EXERCISE INSTRUCTIONS:
Quote the whole listing word for word. Do not include the pictures.

GIVEN INFORMATION:
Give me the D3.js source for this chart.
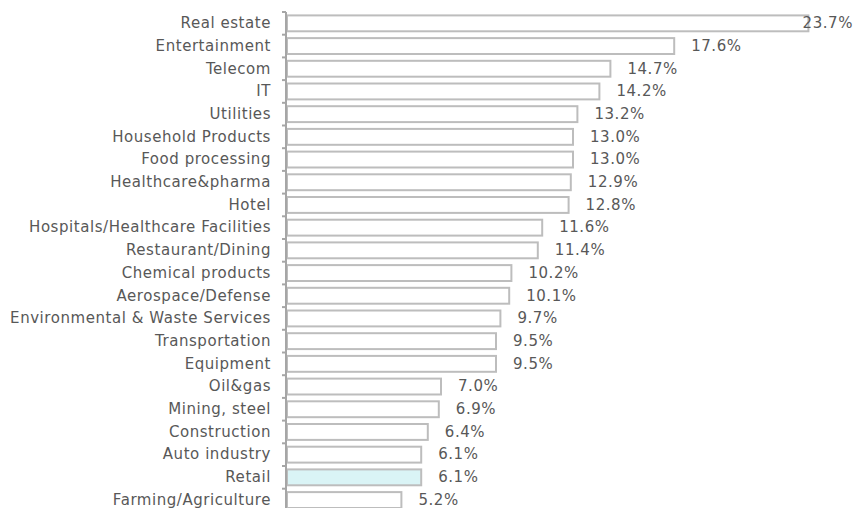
<!DOCTYPE html>
<html>
<head>
<meta charset="utf-8">
<script src="https://cdn.jsdelivr.net/npm/d3@7"></script>
<style>
  body { margin: 0; background: #fff; }
  svg text { font-family: "DejaVu Sans", Verdana, sans-serif; font-size: 15px; letter-spacing: 0.55px; fill: #585858; }
</style>
</head>
<body>
<svg class="chart"></svg>
<script>
var sectors = ['Real estate', 'Entertainment', 'Telecom', 'IT', 'Utilities', 'Household Products',
    'Food processing', 'Healthcare&pharma', 'Hotel', 'Hospitals/Healthcare Facilities',
    'Restaurant/Dining', 'Chemical products', 'Aerospace/Defense', 'Environmental & Waste Services',
    'Transportation', 'Equipment', 'Oil&gas', 'Mining, steel', 'Construction', 'Auto industry',
    'Retail', 'Farming/Agriculture'];
var shares = [23.7, 17.6, 14.7, 14.2, 13.2, 13.0, 13.0, 12.9, 12.8, 11.6, 11.4, 10.2, 10.1, 9.7,
    9.5, 9.5, 7.0, 6.9, 6.4, 6.1, 6.1, 5.2];
var highlighted = ['Retail'];

var width = 858, height = 508;
var axisX = 286, axisTop = 12;

var chart = d3.select('.chart')
    .attr('width', width)
    .attr('height', height);

var y = d3.scaleBand()
    .domain(sectors)
    .range([axisTop, axisTop + 22.7 * sectors.length])
    .paddingInner(0.3)
    .paddingOuter(0.15);

var x = d3.scaleLinear()
    .domain([0, 25])
    .range([axisX + 1, axisX + 1 + 550]);

var data = sectors.map(function(s, i) { return { name: s, value: shares[i] }; });

chart.selectAll('rect.bar')
    .data(data)
    .enter().append('rect')
    .attr('class', 'bar')
    .attr('x', x(0))
    .attr('y', function(d) { return y(d.name); })
    .attr('width', function(d) { return x(d.value) - x(0); })
    .attr('height', y.bandwidth())
    .attr('fill', function(d) { return highlighted.indexOf(d.name) >= 0 ? '#daf4f6' : '#fff'; })
    .attr('stroke', '#bdbdbd')
    .attr('stroke-width', 2);

// value labels, pushed back inside the frame when they would run off
function runsOff(d) { return x(d.value) + 17 + 55 > width; }
chart.selectAll('text.val')
    .data(data)
    .enter().append('text')
    .attr('class', 'val')
    .attr('x', function(d) { return runsOff(d) ? width - 5 : x(d.value) + 17; })
    .attr('text-anchor', function(d) { return runsOff(d) ? 'end' : 'start'; })
    .attr('y', function(d) { return y(d.name) + y.bandwidth() / 2; })
    .attr('dy', '0.32em')
    .text(function(d) { return d3.format('.1f')(d.value) + '%'; });

// category axis: labels plus ticks at the band boundaries
var axis = chart.append('g');
axis.append('line')
    .attr('x1', axisX).attr('x2', axisX)
    .attr('y1', y.range()[0]).attr('y2', y.range()[1])
    .attr('stroke', '#a6a6a6').attr('stroke-width', 2);

var bounds = sectors.map(function(s) { return y(s) - y.step() * y.paddingInner() / 2; });
bounds.push(y.range()[1]);
axis.selectAll('line.tick')
    .data(bounds)
    .enter().append('line')
    .attr('class', 'tick')
    .attr('x1', axisX - 4).attr('x2', axisX)
    .attr('y1', function(d) { return d; }).attr('y2', function(d) { return d; })
    .attr('stroke', '#a6a6a6').attr('stroke-width', 2);

axis.selectAll('text')
    .data(sectors)
    .enter().append('text')
    .attr('x', 271)
    .attr('y', function(d) { return y(d) + y.bandwidth() / 2; })
    .attr('dy', '0.32em')
    .attr('text-anchor', 'end')
    .text(function(d) { return d; });
</script>
</body>
</html>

FINAL RESULT:
Give me the D3.js source for this chart.
<!DOCTYPE html>
<html>
<head>
<meta charset="utf-8">
<script src="https://cdn.jsdelivr.net/npm/d3@7"></script>
<style>
  body { margin: 0; background: #fff; }
  svg text { font-family: "DejaVu Sans", Verdana, sans-serif; font-size: 15px; letter-spacing: 0.55px; fill: #585858; }
</style>
</head>
<body>
<svg class="chart"></svg>
<script>
var sectors = ['Real estate', 'Entertainment', 'Telecom', 'IT', 'Utilities', 'Household Products',
    'Food processing', 'Healthcare&pharma', 'Hotel', 'Hospitals/Healthcare Facilities',
    'Restaurant/Dining', 'Chemical products', 'Aerospace/Defense', 'Environmental & Waste Services',
    'Transportation', 'Equipment', 'Oil&gas', 'Mining, steel', 'Construction', 'Auto industry',
    'Retail', 'Farming/Agriculture'];
var shares = [23.7, 17.6, 14.7, 14.2, 13.2, 13.0, 13.0, 12.9, 12.8, 11.6, 11.4, 10.2, 10.1, 9.7,
    9.5, 9.5, 7.0, 6.9, 6.4, 6.1, 6.1, 5.2];
var highlighted = ['Retail'];

var width = 858, height = 508;
var axisX = 286, axisTop = 12;

var chart = d3.select('.chart')
    .attr('width', width)
    .attr('height', height);

var y = d3.scaleBand()
    .domain(sectors)
    .range([axisTop, axisTop + 22.7 * sectors.length])
    .paddingInner(0.3)
    .paddingOuter(0.15);

var x = d3.scaleLinear()
    .domain([0, 25])
    .range([axisX + 1, axisX + 1 + 550]);

var data = sectors.map(function(s, i) { return { name: s, value: shares[i] }; });

chart.selectAll('rect.bar')
    .data(data)
    .enter().append('rect')
    .attr('class', 'bar')
    .attr('x', x(0))
    .attr('y', function(d) { return y(d.name); })
    .attr('width', function(d) { return x(d.value) - x(0); })
    .attr('height', y.bandwidth())
    .attr('fill', function(d) { return highlighted.indexOf(d.name) >= 0 ? '#daf4f6' : '#fff'; })
    .attr('stroke', '#bdbdbd')
    .attr('stroke-width', 2);

// value labels, pushed back inside the frame when they would run off
function runsOff(d) { return x(d.value) + 17 + 55 > width; }
chart.selectAll('text.val')
    .data(data)
    .enter().append('text')
    .attr('class', 'val')
    .attr('x', function(d) { return runsOff(d) ? width - 5 : x(d.value) + 17; })
    .attr('text-anchor', function(d) { return runsOff(d) ? 'end' : 'start'; })
    .attr('y', function(d) { return y(d.name) + y.bandwidth() / 2; })
    .attr('dy', '0.32em')
    .text(function(d) { return d3.format('.1f')(d.value) + '%'; });

// category axis: labels plus ticks at the band boundaries
var axis = chart.append('g');
axis.append('line')
    .attr('x1', axisX).attr('x2', axisX)
    .attr('y1', y.range()[0]).attr('y2', y.range()[1])
    .attr('stroke', '#a6a6a6').attr('stroke-width', 2);

var bounds = sectors.map(function(s) { return y(s) - y.step() * y.paddingInner() / 2; });
bounds.push(y.range()[1]);
axis.selectAll('line.tick')
    .data(bounds)
    .enter().append('line')
    .attr('class', 'tick')
    .attr('x1', axisX - 4).attr('x2', axisX)
    .attr('y1', function(d) { return d; }).attr('y2', function(d) { return d; })
    .attr('stroke', '#a6a6a6').attr('stroke-width', 2);

axis.selectAll('text')
    .data(sectors)
    .enter().append('text')
    .attr('x', 271)
    .attr('y', function(d) { return y(d) + y.bandwidth() / 2; })
    .attr('dy', '0.32em')
    .attr('text-anchor', 'end')
    .text(function(d) { return d; });
</script>
</body>
</html>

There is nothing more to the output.